Today was a 1995 flashback, with Jim Bunning shutting down core government functions, sneering, growling and flipping the bird to a reporter, while Jim Kyle pronounced that unemployment benefits make people unwilling to work (cf. banker Potter in in It's a Wonderful Life: home mortgages breed "a discontented, lazy rabble instead of a thrifty, working class"). What Democrat doesn't smell overreach? On the same day, an IRS building is evacuated and a Hazmat team called after a suspicious substance is found -- two weeks after an anti-government Kamikaze flew a plane into another IRS building.
Today's apparent attack may have been illusory - the latest report claims that the substance in question was not hazardous -- and Joseph Stack's paranoid rage was politically heterodox. But one needn't tag these assaults -- or pranks, or even mirages -- as coherent political acts to catch a wave of Gingrich-era deja vu.
In April 1995, the Gingrich Congress was in full flush of its "First 100 Days" when Timothy McVeigh blew up the Federal Building in Oklahoma City -- and Clinton reasserted himself as Consoler-in-Chief and started talking about the fires of anti-government rage stoked by hateful talk radio. A few months later came the government shutdown, when Clinton faced down Gingrich, Dole et al and forced them to back off what he called "cruel" cuts to Medicare, Medicaid, education, the earned income tax credit, etc. (helped by Gingrich's public boast that he'd shut down the government because Clinton snubbed him and Dole on Air Force One, seating them at the back). Clinton's poll numbers soared in 1995 and basically never came down.

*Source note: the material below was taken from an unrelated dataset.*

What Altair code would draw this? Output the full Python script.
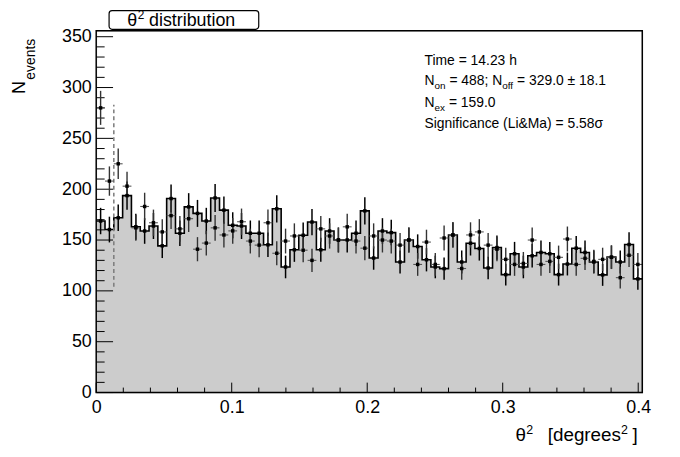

Of course, Clinton only regained his moxie after failing to reform health care and losing the House and Senate. He was never able to pass major legislation thereafter. Is it too much to hope that Obama has suffered his Dunkirk early? That right now the latest bout of anti-government fever will break, Democrats will breathe and pass health care reform, and go on to weather normal midterm losses?